Southern’s shareholders, though, have already eaten $540 million in cost increases from Kemper earlier this spring, and the nearly $1 billion in total overruns likely won’t sit well with the utility’s backers, Fanning acknowledged during the earnings call. “We are taking a hit here,” he said. “We understand that nobody here is happy about that, but that’s the honest truth.” Fanning compared the economics of the IGCC facility to that of a nuclear plant—high capital costs that eventually help produce “very cheap energy.” “It’s exceedingly attractive in that respect,” Fanning added. But Reuters noted this week that Kemper now costs more on a per-kilowatt basis than Southern’s new-build, 2,200 MW Vogtle nuclear plant expansion in Georgia, which now costs on the order of $7 billion.
Overall, Southern reported second quarter earnings of $297 million, down from $623 million this time a year ago. The utility giant attributed most of that loss to recent issues at Kemper. In an interview with the Associated Press, Mississippi Power CEO Ed Holland said he “cannot guarantee” that there will not be further cost increases at the facility as it reaches its final months of construction. However, he said he feels “good about the process that we are going through to forecast, estimate what we have left to spend to complete the project.”
‘Stop the Bleeding’
Project opponents used this week’s announcement to further calls for the PSC to suspend planned rate increases for Mississippi Power’s customers to pay for Kemper’s capital costs. The PSC should “hold evidence-based hearings to determine whether ratepayers should be responsible for any of the Kemper plant’s costs,” Louie Miller, director of the Mississippi Sierra Club, said in a statement. “It’s time for both Southern Company and the Mississippi Public Service Commission to stop the bleeding and do the right thing for the small Mississippi Power customer base.”

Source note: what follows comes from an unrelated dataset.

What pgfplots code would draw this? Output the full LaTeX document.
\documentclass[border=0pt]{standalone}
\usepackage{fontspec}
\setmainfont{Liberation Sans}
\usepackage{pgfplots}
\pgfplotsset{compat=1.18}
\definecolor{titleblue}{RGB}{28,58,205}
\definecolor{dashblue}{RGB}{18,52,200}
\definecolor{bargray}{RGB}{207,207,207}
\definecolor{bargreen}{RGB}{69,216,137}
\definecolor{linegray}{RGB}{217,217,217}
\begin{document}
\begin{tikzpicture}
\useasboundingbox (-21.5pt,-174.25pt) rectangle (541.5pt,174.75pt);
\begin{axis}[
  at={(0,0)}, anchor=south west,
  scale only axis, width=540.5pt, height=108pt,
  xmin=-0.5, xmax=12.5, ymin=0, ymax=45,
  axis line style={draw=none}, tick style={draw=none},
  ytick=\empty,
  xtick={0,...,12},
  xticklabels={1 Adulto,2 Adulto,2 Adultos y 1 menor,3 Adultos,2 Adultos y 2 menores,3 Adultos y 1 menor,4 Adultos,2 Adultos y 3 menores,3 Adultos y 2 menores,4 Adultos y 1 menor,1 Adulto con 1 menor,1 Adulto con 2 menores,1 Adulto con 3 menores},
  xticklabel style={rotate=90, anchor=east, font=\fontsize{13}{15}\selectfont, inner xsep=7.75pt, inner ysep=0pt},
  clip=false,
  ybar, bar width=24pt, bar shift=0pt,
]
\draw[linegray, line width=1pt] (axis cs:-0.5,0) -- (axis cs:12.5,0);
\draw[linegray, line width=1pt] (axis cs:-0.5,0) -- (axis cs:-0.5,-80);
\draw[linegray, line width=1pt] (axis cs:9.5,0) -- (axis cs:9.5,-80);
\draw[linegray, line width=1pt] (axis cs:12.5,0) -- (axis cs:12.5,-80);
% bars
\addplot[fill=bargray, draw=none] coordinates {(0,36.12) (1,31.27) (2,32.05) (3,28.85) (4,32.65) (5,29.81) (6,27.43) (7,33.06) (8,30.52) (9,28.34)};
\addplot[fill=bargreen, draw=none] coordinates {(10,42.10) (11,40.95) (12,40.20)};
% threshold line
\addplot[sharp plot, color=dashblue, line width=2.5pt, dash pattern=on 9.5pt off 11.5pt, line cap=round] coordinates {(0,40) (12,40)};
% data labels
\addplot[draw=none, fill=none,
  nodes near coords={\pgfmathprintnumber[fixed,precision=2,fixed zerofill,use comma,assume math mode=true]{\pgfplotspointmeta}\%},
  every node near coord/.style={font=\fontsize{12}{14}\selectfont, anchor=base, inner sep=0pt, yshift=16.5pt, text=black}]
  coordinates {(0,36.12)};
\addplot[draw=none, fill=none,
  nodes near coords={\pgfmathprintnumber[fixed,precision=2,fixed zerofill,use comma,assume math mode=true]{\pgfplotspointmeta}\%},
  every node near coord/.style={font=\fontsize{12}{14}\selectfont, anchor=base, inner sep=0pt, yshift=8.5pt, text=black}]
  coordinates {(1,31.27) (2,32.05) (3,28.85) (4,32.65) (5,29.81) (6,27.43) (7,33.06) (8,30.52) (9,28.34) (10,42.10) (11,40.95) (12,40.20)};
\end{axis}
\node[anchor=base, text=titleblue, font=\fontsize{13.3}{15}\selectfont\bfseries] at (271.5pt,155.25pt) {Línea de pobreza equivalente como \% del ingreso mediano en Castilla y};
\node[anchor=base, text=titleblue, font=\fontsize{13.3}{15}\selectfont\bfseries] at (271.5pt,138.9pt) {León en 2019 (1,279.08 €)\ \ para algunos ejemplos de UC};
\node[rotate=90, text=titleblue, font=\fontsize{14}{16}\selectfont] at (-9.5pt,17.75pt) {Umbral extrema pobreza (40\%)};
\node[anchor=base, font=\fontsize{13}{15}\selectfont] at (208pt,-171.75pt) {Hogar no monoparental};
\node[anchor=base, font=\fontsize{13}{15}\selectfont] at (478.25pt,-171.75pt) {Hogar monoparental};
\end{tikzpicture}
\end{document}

The Sierra Club has several pending legal challenges against the plant, and has for years argued that the gasification project is too expensive to be passed onto ratepayers, especially when compared to the price of new natural gas generation. After former Mississippi Power CEO Ed Day abruptly resigned earlier this spring amid allegations that top officials withheld information of cost overruns from state utility regulators while requesting rate increases, the NGO has also rallied for the PSC to hold a prudency review on the project. Commissioners granted that request, but the hearings appear to have been postponed. Fanning told GHG Monitor earlier this summer that the officials overseeing Kemper have remained prudent throughout the project’s development and construction. “We think it’s been 100 percent prudent, especially given the fact that we’ve taken, on our own, any cost overruns,” he said.

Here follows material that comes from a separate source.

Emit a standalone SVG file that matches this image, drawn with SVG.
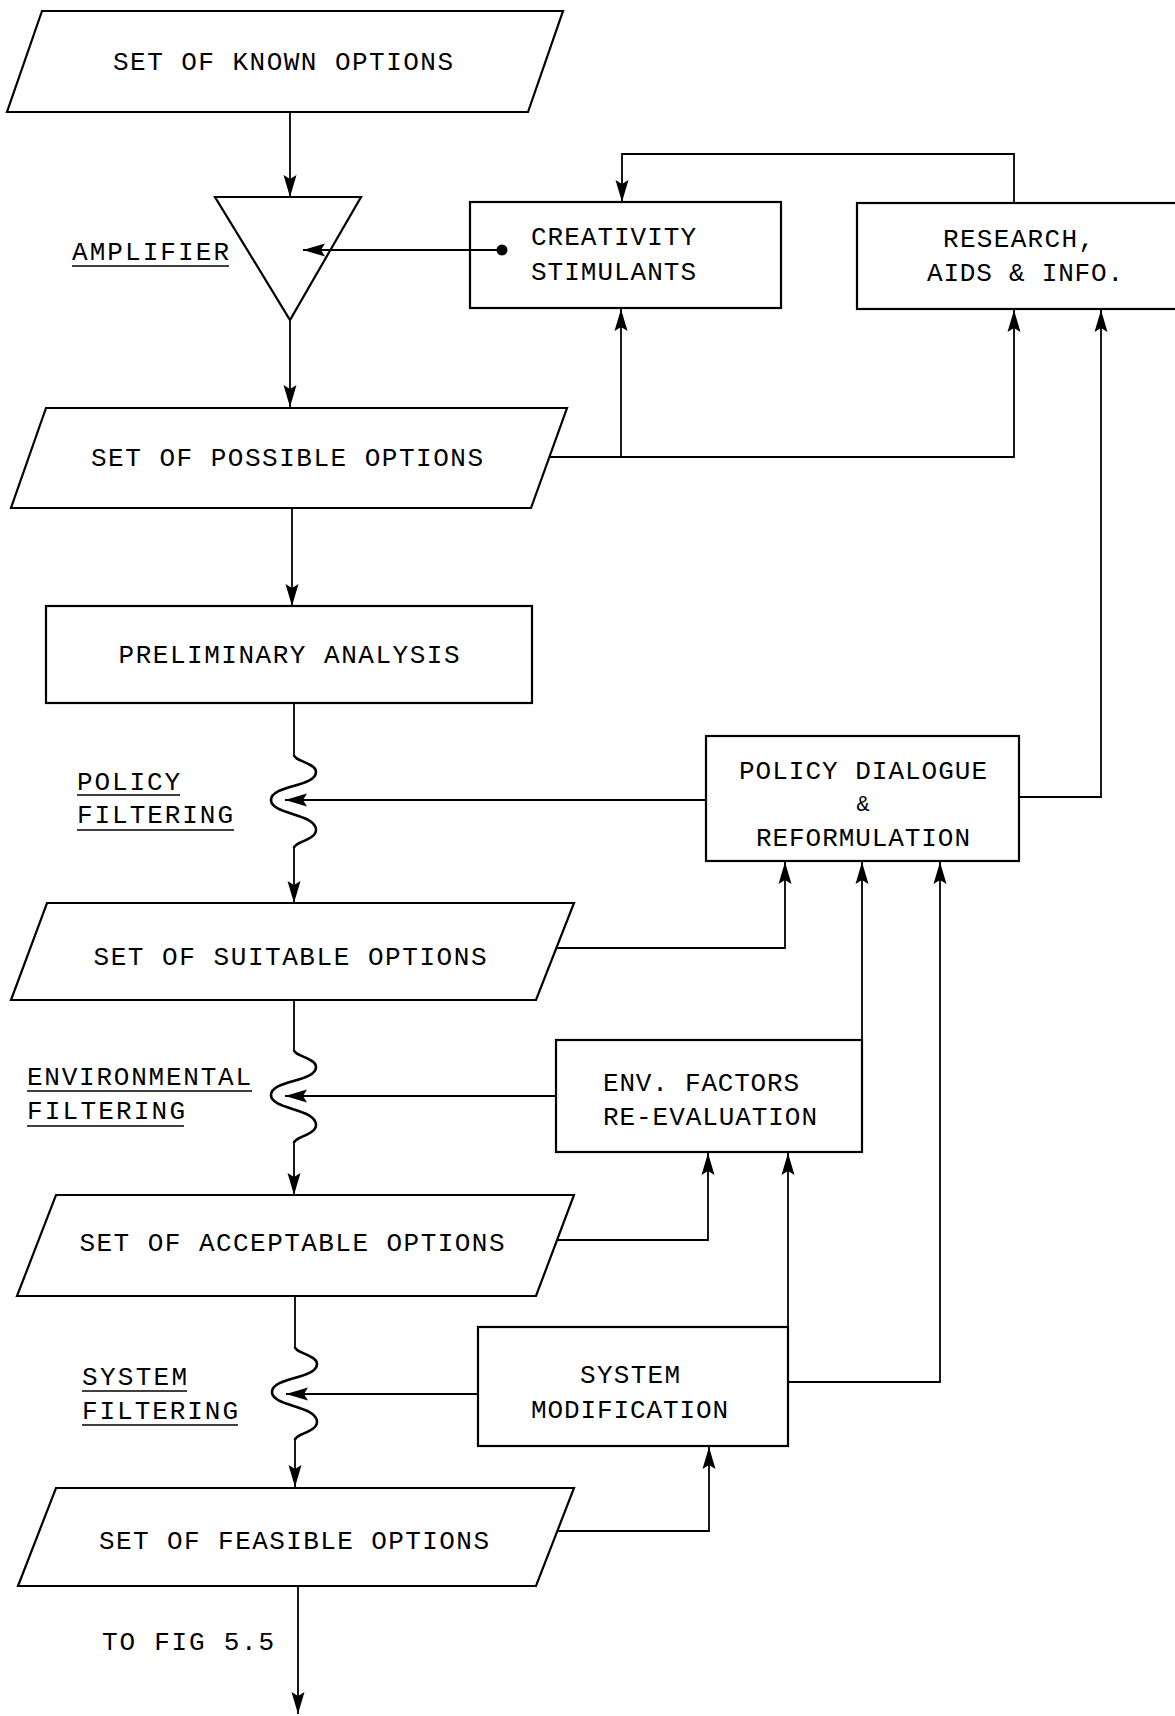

Kemper is expected to become the nation’s first large-scale power generation plant to install and operate CCS technology, with the help of a $270 million DOE grant. Southern plans on capturing 65 percent of CO2 emissions from the lignite-fired facility and transporting that 3.5 million tonnes of CO2 via Denbury Resource’s existing Green Pipeline to a depleted oil field owned by the oil and gas giant south of Houston for enhanced oil recovery operations.